• GIVEN EXERCISE
Drop the pictures, then extract the listing word for word.

· · · · · · ·

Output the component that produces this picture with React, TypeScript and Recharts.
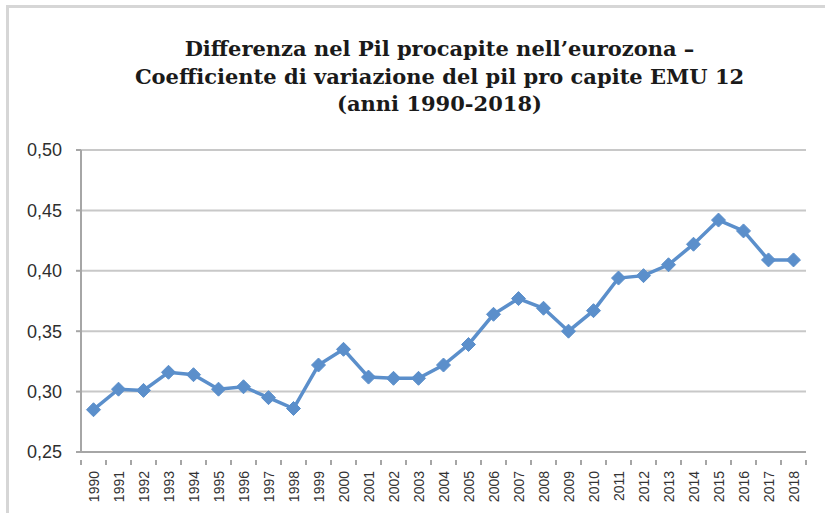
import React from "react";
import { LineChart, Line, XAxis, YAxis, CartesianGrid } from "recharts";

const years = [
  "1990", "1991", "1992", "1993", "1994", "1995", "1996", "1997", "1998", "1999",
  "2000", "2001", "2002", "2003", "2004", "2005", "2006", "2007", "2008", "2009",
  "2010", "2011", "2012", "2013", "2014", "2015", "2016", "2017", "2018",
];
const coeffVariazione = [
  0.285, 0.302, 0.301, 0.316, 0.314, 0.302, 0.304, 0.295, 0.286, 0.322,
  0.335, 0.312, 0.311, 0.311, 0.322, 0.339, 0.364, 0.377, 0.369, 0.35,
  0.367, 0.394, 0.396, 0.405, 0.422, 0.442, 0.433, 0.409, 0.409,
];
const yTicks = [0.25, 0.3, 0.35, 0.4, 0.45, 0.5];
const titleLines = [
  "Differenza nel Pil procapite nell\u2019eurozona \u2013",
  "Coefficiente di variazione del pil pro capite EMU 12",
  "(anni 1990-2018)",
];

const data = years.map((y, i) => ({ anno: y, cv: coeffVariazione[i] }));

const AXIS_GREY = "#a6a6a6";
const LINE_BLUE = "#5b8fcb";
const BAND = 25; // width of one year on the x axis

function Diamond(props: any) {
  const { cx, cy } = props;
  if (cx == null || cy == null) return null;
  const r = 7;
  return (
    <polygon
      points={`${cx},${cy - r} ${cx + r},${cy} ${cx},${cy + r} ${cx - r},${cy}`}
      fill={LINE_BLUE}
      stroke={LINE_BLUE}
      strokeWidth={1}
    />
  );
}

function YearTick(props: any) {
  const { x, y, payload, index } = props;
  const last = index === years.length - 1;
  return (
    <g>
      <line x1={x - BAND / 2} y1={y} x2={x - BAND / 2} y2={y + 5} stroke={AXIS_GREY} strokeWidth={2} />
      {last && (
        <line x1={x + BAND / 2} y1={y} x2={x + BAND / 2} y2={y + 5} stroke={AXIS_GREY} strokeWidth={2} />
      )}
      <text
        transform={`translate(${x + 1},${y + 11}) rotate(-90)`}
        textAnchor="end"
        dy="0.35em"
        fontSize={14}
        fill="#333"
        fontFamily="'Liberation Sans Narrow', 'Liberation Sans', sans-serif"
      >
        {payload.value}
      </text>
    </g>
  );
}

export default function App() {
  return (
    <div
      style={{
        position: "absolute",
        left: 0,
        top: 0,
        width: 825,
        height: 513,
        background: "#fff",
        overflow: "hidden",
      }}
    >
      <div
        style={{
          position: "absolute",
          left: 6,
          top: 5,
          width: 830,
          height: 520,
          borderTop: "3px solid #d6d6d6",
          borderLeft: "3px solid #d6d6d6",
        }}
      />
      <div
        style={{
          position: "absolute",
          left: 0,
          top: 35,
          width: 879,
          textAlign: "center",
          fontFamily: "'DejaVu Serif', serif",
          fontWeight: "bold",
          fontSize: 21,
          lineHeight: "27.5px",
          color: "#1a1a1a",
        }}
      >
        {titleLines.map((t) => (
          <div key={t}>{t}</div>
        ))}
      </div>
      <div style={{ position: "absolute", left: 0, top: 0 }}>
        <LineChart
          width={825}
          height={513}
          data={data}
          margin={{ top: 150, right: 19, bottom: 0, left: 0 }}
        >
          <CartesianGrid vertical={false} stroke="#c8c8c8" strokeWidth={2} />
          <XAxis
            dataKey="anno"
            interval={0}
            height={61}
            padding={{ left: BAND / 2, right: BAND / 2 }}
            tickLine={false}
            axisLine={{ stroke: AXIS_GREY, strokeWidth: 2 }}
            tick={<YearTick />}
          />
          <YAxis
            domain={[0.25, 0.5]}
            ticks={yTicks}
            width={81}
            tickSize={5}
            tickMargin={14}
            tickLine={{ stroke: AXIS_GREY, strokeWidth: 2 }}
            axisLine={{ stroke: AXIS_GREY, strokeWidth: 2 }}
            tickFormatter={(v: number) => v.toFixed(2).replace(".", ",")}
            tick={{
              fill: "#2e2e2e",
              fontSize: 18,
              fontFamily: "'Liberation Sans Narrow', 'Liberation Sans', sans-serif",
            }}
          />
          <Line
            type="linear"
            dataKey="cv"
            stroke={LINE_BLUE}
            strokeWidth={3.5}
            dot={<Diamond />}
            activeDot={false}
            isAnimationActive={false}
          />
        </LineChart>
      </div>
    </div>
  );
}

· · · · · · ·

• IN RESPONSE
Output the component that produces this picture with React, TypeScript and Recharts.
import React from "react";
import { LineChart, Line, XAxis, YAxis, CartesianGrid } from "recharts";

const years = [
  "1990", "1991", "1992", "1993", "1994", "1995", "1996", "1997", "1998", "1999",
  "2000", "2001", "2002", "2003", "2004", "2005", "2006", "2007", "2008", "2009",
  "2010", "2011", "2012", "2013", "2014", "2015", "2016", "2017", "2018",
];
const coeffVariazione = [
  0.285, 0.302, 0.301, 0.316, 0.314, 0.302, 0.304, 0.295, 0.286, 0.322,
  0.335, 0.312, 0.311, 0.311, 0.322, 0.339, 0.364, 0.377, 0.369, 0.35,
  0.367, 0.394, 0.396, 0.405, 0.422, 0.442, 0.433, 0.409, 0.409,
];
const yTicks = [0.25, 0.3, 0.35, 0.4, 0.45, 0.5];
const titleLines = [
  "Differenza nel Pil procapite nell\u2019eurozona \u2013",
  "Coefficiente di variazione del pil pro capite EMU 12",
  "(anni 1990-2018)",
];

const data = years.map((y, i) => ({ anno: y, cv: coeffVariazione[i] }));

const AXIS_GREY = "#a6a6a6";
const LINE_BLUE = "#5b8fcb";
const BAND = 25; // width of one year on the x axis

function Diamond(props: any) {
  const { cx, cy } = props;
  if (cx == null || cy == null) return null;
  const r = 7;
  return (
    <polygon
      points={`${cx},${cy - r} ${cx + r},${cy} ${cx},${cy + r} ${cx - r},${cy}`}
      fill={LINE_BLUE}
      stroke={LINE_BLUE}
      strokeWidth={1}
    />
  );
}

function YearTick(props: any) {
  const { x, y, payload, index } = props;
  const last = index === years.length - 1;
  return (
    <g>
      <line x1={x - BAND / 2} y1={y} x2={x - BAND / 2} y2={y + 5} stroke={AXIS_GREY} strokeWidth={2} />
      {last && (
        <line x1={x + BAND / 2} y1={y} x2={x + BAND / 2} y2={y + 5} stroke={AXIS_GREY} strokeWidth={2} />
      )}
      <text
        transform={`translate(${x + 1},${y + 11}) rotate(-90)`}
        textAnchor="end"
        dy="0.35em"
        fontSize={14}
        fill="#333"
        fontFamily="'Liberation Sans Narrow', 'Liberation Sans', sans-serif"
      >
        {payload.value}
      </text>
    </g>
  );
}

export default function App() {
  return (
    <div
      style={{
        position: "absolute",
        left: 0,
        top: 0,
        width: 825,
        height: 513,
        background: "#fff",
        overflow: "hidden",
      }}
    >
      <div
        style={{
          position: "absolute",
          left: 6,
          top: 5,
          width: 830,
          height: 520,
          borderTop: "3px solid #d6d6d6",
          borderLeft: "3px solid #d6d6d6",
        }}
      />
      <div
        style={{
          position: "absolute",
          left: 0,
          top: 35,
          width: 879,
          textAlign: "center",
          fontFamily: "'DejaVu Serif', serif",
          fontWeight: "bold",
          fontSize: 21,
          lineHeight: "27.5px",
          color: "#1a1a1a",
        }}
      >
        {titleLines.map((t) => (
          <div key={t}>{t}</div>
        ))}
      </div>
      <div style={{ position: "absolute", left: 0, top: 0 }}>
        <LineChart
          width={825}
          height={513}
          data={data}
          margin={{ top: 150, right: 19, bottom: 0, left: 0 }}
        >
          <CartesianGrid vertical={false} stroke="#c8c8c8" strokeWidth={2} />
          <XAxis
            dataKey="anno"
            interval={0}
            height={61}
            padding={{ left: BAND / 2, right: BAND / 2 }}
            tickLine={false}
            axisLine={{ stroke: AXIS_GREY, strokeWidth: 2 }}
            tick={<YearTick />}
          />
          <YAxis
            domain={[0.25, 0.5]}
            ticks={yTicks}
            width={81}
            tickSize={5}
            tickMargin={14}
            tickLine={{ stroke: AXIS_GREY, strokeWidth: 2 }}
            axisLine={{ stroke: AXIS_GREY, strokeWidth: 2 }}
            tickFormatter={(v: number) => v.toFixed(2).replace(".", ",")}
            tick={{
              fill: "#2e2e2e",
              fontSize: 18,
              fontFamily: "'Liberation Sans Narrow', 'Liberation Sans', sans-serif",
            }}
          />
          <Line
            type="linear"
            dataKey="cv"
            stroke={LINE_BLUE}
            strokeWidth={3.5}
            dot={<Diamond />}
            activeDot={false}
            isAnimationActive={false}
          />
        </LineChart>
      </div>
    </div>
  );
}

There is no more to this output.